— BEGIN MATERIAL PROVIDED —

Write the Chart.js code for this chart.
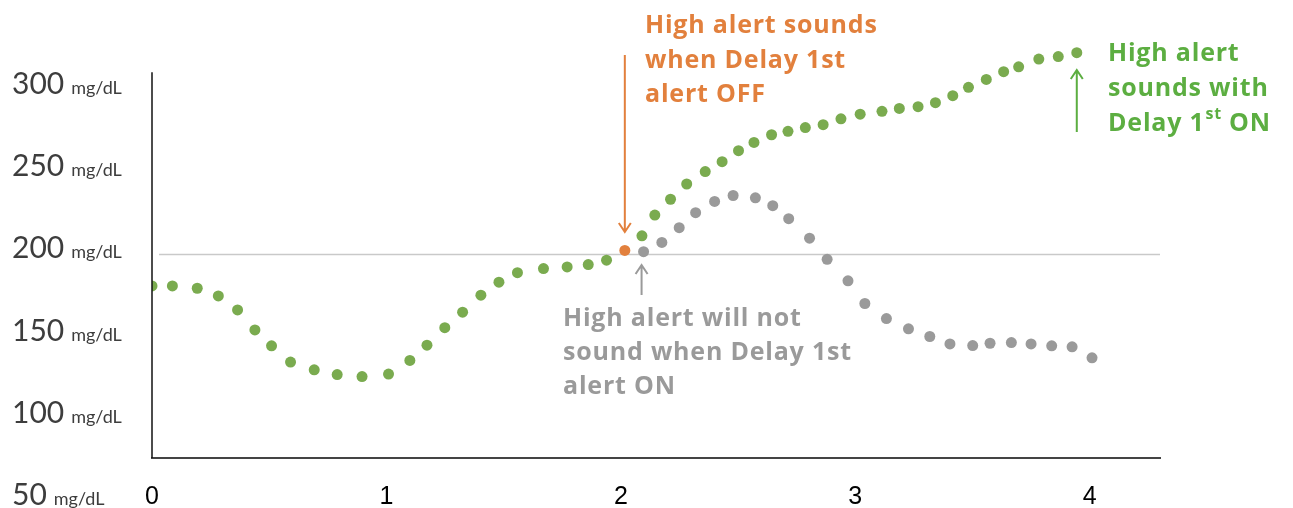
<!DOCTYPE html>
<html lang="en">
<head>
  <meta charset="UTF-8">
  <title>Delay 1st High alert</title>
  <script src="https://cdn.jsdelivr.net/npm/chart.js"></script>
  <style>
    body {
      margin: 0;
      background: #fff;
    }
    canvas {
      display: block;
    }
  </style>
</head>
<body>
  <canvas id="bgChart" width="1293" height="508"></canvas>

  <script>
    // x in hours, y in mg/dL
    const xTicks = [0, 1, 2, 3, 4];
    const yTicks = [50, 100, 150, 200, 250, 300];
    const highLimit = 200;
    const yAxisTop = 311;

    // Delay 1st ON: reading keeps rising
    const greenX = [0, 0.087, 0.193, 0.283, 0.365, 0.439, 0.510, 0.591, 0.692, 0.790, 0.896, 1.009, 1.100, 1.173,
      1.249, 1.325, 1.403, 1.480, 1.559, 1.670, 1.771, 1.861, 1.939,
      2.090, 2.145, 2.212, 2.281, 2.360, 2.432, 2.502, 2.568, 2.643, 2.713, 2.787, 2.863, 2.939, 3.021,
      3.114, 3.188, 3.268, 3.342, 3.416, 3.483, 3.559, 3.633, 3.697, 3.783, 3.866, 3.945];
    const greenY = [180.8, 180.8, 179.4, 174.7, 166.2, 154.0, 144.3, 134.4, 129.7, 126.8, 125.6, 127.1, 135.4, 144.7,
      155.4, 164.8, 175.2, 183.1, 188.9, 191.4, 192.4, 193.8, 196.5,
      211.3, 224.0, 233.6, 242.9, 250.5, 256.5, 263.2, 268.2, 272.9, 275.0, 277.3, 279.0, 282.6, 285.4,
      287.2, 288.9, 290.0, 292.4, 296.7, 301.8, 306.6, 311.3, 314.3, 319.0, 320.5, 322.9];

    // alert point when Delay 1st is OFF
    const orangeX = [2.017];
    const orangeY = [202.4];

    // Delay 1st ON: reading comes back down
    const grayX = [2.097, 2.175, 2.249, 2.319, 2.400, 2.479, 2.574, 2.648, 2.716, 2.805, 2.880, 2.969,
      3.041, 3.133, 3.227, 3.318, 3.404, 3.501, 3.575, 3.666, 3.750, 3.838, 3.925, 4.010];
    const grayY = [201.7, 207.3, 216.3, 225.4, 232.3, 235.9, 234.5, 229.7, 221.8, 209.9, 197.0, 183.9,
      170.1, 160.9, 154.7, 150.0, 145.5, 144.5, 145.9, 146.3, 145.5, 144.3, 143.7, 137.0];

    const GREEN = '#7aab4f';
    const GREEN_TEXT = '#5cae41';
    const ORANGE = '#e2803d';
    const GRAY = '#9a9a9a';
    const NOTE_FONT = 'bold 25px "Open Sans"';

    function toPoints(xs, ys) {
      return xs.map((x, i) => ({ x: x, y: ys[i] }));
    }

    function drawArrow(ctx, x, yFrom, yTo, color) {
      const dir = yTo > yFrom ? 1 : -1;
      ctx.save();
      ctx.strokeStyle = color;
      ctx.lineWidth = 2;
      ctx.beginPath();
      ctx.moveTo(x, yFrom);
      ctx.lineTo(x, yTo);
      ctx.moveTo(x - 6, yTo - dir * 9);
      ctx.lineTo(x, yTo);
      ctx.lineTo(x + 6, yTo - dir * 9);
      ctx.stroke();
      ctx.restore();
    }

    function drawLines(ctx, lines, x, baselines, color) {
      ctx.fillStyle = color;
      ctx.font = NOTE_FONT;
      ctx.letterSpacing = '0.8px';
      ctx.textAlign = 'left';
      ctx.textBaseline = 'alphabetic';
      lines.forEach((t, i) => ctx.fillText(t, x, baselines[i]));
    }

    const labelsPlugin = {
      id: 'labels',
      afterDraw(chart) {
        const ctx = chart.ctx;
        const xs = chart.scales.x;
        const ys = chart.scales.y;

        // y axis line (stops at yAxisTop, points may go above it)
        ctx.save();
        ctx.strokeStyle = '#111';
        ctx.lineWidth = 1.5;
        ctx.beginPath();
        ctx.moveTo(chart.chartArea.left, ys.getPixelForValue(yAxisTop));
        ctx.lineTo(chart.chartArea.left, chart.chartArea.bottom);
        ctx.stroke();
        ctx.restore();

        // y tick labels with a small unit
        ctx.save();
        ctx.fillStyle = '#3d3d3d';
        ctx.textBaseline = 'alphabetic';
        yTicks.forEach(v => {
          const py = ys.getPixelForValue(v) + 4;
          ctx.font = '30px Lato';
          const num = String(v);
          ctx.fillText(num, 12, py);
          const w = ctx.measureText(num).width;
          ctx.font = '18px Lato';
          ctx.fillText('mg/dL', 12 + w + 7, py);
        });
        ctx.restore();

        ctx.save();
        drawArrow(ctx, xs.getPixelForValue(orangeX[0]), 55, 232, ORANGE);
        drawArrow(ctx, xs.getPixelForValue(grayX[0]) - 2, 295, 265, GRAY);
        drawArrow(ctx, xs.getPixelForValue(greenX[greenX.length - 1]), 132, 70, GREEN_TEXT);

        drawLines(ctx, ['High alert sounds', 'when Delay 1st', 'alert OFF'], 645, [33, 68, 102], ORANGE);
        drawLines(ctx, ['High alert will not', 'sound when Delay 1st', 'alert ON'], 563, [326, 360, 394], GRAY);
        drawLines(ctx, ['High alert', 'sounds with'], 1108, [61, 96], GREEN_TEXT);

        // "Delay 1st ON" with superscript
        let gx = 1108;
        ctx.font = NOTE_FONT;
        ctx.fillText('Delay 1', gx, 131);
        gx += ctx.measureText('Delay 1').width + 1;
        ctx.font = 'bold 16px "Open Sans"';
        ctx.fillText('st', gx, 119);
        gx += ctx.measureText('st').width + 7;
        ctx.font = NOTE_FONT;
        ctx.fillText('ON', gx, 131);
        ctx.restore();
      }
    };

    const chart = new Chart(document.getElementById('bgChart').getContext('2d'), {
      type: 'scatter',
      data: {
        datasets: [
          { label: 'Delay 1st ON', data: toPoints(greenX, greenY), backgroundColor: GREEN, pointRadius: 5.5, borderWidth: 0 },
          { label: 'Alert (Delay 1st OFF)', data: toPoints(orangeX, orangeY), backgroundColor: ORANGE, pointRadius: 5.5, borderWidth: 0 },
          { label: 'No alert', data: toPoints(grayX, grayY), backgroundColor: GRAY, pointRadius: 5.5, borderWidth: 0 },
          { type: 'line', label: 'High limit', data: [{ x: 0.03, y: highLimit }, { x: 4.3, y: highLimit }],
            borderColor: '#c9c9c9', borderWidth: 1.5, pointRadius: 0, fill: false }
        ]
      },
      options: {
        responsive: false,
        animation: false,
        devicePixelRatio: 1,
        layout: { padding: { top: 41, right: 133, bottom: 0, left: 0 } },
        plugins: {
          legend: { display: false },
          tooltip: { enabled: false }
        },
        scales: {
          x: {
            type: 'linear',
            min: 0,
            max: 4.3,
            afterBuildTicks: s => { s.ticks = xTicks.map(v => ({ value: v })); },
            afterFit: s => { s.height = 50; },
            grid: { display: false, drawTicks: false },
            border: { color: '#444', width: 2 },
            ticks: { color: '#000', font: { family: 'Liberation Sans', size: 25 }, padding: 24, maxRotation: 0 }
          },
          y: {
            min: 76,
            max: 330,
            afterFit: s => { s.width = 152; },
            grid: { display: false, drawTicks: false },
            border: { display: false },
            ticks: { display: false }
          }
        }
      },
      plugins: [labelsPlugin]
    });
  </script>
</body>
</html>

— END MATERIAL PROVIDED —

Emit the lines of the material exactly, from its first line to the line containing "const orangeY = [202.4];", inclusive; leave every picture out.

Write the Chart.js code for this chart.
<!DOCTYPE html>
<html lang="en">
<head>
  <meta charset="UTF-8">
  <title>Delay 1st High alert</title>
  <script src="https://cdn.jsdelivr.net/npm/chart.js"></script>
  <style>
    body {
      margin: 0;
      background: #fff;
    }
    canvas {
      display: block;
    }
  </style>
</head>
<body>
  <canvas id="bgChart" width="1293" height="508"></canvas>

  <script>
    // x in hours, y in mg/dL
    const xTicks = [0, 1, 2, 3, 4];
    const yTicks = [50, 100, 150, 200, 250, 300];
    const highLimit = 200;
    const yAxisTop = 311;

    // Delay 1st ON: reading keeps rising
    const greenX = [0, 0.087, 0.193, 0.283, 0.365, 0.439, 0.510, 0.591, 0.692, 0.790, 0.896, 1.009, 1.100, 1.173,
      1.249, 1.325, 1.403, 1.480, 1.559, 1.670, 1.771, 1.861, 1.939,
      2.090, 2.145, 2.212, 2.281, 2.360, 2.432, 2.502, 2.568, 2.643, 2.713, 2.787, 2.863, 2.939, 3.021,
      3.114, 3.188, 3.268, 3.342, 3.416, 3.483, 3.559, 3.633, 3.697, 3.783, 3.866, 3.945];
    const greenY = [180.8, 180.8, 179.4, 174.7, 166.2, 154.0, 144.3, 134.4, 129.7, 126.8, 125.6, 127.1, 135.4, 144.7,
      155.4, 164.8, 175.2, 183.1, 188.9, 191.4, 192.4, 193.8, 196.5,
      211.3, 224.0, 233.6, 242.9, 250.5, 256.5, 263.2, 268.2, 272.9, 275.0, 277.3, 279.0, 282.6, 285.4,
      287.2, 288.9, 290.0, 292.4, 296.7, 301.8, 306.6, 311.3, 314.3, 319.0, 320.5, 322.9];

    // alert point when Delay 1st is OFF
    const orangeX = [2.017];
    const orangeY = [202.4];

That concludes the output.